### Work to be completed
Go through the material and pull out every line with the string "Write" in it.

### Data supplied
---------------

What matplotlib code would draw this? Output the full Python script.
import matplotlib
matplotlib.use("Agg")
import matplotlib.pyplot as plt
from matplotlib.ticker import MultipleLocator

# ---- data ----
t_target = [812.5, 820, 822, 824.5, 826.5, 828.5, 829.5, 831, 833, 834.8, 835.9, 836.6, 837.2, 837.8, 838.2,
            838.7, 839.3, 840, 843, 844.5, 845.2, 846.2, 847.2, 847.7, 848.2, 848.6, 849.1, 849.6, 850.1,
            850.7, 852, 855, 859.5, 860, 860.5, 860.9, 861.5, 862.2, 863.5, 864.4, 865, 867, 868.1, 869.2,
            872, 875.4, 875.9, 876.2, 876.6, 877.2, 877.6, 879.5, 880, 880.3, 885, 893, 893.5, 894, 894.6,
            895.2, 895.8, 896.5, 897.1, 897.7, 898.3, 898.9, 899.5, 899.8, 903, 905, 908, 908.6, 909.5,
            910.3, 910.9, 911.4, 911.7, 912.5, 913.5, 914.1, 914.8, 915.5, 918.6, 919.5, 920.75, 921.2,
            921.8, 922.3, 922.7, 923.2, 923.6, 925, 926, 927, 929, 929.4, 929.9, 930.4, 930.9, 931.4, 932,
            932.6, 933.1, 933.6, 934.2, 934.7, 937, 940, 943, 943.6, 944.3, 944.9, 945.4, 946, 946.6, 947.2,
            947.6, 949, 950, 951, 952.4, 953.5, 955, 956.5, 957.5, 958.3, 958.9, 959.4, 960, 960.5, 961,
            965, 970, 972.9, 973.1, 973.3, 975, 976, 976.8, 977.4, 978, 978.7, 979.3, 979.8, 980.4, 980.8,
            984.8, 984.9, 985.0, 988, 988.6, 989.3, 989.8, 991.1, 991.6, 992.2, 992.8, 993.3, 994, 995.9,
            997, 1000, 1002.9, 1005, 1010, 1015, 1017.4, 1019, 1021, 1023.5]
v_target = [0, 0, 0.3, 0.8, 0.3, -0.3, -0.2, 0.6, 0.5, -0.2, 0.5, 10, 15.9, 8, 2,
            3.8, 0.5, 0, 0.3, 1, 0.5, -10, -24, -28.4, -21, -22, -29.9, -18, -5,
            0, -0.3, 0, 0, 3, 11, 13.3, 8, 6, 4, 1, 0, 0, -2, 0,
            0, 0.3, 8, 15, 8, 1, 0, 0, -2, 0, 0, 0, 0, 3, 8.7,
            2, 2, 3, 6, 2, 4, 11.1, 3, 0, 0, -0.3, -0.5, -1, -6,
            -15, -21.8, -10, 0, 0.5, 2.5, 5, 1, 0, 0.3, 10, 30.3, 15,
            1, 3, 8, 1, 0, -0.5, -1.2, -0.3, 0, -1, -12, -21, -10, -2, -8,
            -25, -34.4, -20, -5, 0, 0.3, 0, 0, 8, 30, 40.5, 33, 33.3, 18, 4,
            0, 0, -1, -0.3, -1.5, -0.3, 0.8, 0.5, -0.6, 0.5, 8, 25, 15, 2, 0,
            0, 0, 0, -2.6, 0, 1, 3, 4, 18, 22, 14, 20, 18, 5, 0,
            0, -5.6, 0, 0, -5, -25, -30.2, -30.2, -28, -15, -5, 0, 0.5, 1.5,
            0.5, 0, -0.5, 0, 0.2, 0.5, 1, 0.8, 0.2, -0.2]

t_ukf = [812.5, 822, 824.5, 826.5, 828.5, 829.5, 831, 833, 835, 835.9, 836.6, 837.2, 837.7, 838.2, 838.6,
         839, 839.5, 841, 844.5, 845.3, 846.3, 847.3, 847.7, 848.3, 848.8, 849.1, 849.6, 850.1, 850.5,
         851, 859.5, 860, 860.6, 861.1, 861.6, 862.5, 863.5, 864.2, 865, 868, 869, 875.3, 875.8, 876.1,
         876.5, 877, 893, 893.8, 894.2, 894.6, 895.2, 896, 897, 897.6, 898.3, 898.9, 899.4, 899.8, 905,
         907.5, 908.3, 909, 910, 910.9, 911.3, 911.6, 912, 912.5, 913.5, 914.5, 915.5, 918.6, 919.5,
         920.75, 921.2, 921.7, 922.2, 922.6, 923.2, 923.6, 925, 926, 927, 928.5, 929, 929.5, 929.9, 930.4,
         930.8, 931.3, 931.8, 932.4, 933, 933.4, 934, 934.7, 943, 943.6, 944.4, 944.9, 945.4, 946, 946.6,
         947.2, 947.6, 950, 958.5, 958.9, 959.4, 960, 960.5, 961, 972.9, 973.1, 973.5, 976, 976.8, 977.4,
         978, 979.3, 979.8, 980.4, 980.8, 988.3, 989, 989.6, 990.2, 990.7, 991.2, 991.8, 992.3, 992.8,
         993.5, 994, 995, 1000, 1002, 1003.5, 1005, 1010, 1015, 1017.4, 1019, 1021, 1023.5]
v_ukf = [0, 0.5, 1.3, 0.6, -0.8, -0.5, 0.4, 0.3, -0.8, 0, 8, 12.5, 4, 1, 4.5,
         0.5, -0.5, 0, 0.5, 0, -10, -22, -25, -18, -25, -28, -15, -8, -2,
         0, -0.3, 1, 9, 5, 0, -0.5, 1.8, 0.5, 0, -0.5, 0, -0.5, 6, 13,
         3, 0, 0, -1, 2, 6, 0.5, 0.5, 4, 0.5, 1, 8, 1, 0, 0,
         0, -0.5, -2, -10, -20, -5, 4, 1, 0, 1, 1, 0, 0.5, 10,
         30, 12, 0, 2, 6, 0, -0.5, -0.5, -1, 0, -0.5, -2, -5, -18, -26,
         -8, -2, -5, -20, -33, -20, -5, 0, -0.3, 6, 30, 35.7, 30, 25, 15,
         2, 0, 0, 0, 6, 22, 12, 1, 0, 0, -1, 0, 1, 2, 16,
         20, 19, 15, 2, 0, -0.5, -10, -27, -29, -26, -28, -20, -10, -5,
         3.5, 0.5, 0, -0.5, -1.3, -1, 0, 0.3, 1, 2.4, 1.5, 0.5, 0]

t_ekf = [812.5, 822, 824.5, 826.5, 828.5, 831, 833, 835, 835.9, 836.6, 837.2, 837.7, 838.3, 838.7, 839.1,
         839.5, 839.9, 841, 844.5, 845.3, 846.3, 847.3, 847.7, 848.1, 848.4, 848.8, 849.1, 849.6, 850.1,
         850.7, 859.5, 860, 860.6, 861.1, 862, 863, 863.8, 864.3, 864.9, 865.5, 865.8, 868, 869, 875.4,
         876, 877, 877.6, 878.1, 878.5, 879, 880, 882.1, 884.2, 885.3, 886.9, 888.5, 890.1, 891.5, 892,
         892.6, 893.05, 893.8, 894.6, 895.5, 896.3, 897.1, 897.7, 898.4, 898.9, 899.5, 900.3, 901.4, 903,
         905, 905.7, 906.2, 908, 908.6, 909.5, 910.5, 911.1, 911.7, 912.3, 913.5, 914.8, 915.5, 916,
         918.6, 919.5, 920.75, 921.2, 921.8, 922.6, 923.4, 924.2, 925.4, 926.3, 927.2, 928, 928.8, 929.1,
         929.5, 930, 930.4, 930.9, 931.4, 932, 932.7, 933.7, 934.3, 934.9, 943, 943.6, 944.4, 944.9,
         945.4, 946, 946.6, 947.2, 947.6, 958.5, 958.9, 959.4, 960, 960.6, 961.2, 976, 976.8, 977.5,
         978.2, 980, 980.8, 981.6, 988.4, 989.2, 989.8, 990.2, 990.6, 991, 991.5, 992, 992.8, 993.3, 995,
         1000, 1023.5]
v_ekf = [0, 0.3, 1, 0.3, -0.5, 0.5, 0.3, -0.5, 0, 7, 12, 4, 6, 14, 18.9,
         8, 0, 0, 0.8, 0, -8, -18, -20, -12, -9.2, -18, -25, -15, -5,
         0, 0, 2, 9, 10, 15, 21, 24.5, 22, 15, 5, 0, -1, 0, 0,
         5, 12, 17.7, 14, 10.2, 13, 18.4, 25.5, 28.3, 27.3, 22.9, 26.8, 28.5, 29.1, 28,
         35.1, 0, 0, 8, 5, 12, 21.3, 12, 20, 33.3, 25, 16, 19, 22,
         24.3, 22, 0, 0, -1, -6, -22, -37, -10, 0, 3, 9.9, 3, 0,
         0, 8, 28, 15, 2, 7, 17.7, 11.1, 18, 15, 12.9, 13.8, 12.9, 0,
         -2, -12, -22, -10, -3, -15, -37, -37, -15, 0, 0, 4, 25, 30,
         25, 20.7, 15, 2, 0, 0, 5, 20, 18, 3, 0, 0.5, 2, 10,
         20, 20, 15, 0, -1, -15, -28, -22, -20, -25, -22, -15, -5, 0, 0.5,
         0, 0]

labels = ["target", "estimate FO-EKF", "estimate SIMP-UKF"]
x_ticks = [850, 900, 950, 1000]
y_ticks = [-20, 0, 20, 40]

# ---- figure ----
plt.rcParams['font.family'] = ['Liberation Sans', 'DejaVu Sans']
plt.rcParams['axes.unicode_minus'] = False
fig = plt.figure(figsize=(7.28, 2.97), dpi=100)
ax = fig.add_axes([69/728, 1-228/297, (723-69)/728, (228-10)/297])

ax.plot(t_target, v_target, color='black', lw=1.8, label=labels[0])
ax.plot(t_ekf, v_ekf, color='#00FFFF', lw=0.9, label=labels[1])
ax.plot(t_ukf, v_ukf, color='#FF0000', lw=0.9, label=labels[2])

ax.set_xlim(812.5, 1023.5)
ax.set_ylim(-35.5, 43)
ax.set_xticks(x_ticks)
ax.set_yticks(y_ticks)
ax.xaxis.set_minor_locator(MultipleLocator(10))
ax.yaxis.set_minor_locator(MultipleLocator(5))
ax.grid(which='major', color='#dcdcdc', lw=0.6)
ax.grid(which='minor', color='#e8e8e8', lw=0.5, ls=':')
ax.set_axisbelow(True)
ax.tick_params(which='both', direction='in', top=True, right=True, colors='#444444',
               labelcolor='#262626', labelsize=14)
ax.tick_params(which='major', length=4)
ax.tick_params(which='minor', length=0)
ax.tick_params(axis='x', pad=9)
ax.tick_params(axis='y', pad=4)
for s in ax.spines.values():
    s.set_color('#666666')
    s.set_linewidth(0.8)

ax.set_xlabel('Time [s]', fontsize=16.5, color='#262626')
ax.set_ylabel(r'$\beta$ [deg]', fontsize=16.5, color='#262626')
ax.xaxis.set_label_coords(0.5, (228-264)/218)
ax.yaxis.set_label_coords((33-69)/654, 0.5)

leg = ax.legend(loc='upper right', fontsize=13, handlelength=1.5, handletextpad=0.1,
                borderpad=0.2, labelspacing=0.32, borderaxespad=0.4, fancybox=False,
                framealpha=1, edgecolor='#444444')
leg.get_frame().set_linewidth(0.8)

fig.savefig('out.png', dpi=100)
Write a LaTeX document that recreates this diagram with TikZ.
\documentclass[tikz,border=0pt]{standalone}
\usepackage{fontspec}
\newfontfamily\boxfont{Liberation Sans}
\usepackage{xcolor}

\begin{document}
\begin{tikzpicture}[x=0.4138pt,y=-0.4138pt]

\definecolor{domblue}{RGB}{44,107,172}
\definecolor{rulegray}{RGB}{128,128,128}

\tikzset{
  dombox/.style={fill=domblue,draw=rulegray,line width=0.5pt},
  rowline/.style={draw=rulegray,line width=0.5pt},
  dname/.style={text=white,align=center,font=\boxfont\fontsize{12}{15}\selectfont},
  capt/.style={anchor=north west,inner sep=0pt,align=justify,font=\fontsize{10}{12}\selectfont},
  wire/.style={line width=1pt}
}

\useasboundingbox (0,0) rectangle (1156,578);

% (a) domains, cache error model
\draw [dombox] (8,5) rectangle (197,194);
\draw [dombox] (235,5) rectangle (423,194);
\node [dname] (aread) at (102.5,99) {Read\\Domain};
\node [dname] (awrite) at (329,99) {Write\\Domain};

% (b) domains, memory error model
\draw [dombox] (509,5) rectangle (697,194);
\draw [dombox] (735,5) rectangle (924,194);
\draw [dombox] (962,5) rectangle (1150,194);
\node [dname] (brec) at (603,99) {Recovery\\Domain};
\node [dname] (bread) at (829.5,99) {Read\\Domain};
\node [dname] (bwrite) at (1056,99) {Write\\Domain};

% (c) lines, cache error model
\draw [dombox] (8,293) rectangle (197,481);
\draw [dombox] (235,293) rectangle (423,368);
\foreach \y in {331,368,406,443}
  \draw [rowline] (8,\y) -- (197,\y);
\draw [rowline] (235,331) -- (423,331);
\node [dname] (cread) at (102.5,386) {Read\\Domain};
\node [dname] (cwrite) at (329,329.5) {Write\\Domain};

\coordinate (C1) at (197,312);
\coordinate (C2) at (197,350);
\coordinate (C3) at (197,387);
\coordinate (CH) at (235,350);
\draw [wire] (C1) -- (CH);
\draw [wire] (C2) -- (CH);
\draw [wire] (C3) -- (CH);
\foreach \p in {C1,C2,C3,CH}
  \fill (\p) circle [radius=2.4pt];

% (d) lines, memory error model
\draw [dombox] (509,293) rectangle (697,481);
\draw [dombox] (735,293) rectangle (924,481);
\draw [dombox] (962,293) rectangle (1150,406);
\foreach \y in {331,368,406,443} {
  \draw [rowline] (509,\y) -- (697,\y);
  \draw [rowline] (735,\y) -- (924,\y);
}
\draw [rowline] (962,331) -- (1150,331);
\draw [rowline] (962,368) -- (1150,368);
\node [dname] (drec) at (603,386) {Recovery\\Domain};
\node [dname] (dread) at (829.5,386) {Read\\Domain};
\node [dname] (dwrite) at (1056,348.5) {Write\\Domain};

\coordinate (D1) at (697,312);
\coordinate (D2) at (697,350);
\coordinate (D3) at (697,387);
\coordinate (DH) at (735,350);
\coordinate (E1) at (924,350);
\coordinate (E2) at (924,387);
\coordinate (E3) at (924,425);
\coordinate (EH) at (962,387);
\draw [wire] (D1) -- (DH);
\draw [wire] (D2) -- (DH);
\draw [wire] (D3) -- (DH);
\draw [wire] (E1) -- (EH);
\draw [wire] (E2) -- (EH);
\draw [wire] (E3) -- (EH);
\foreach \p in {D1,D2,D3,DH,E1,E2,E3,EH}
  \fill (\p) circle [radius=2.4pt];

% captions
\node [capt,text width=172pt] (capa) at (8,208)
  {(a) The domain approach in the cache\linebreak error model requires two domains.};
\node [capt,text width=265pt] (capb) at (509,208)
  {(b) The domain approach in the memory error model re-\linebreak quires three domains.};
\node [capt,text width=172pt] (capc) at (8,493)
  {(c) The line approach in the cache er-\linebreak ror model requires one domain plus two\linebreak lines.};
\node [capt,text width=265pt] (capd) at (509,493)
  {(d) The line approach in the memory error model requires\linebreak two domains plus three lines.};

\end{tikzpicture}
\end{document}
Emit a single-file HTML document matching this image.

---------------

### Exercise solution
Write a LaTeX document that recreates this diagram with TikZ.
\node [dname] (awrite) at (329,99) {Write\\Domain};
\node [dname] (bwrite) at (1056,99) {Write\\Domain};
\node [dname] (cwrite) at (329,329.5) {Write\\Domain};
\node [dname] (dwrite) at (1056,348.5) {Write\\Domain};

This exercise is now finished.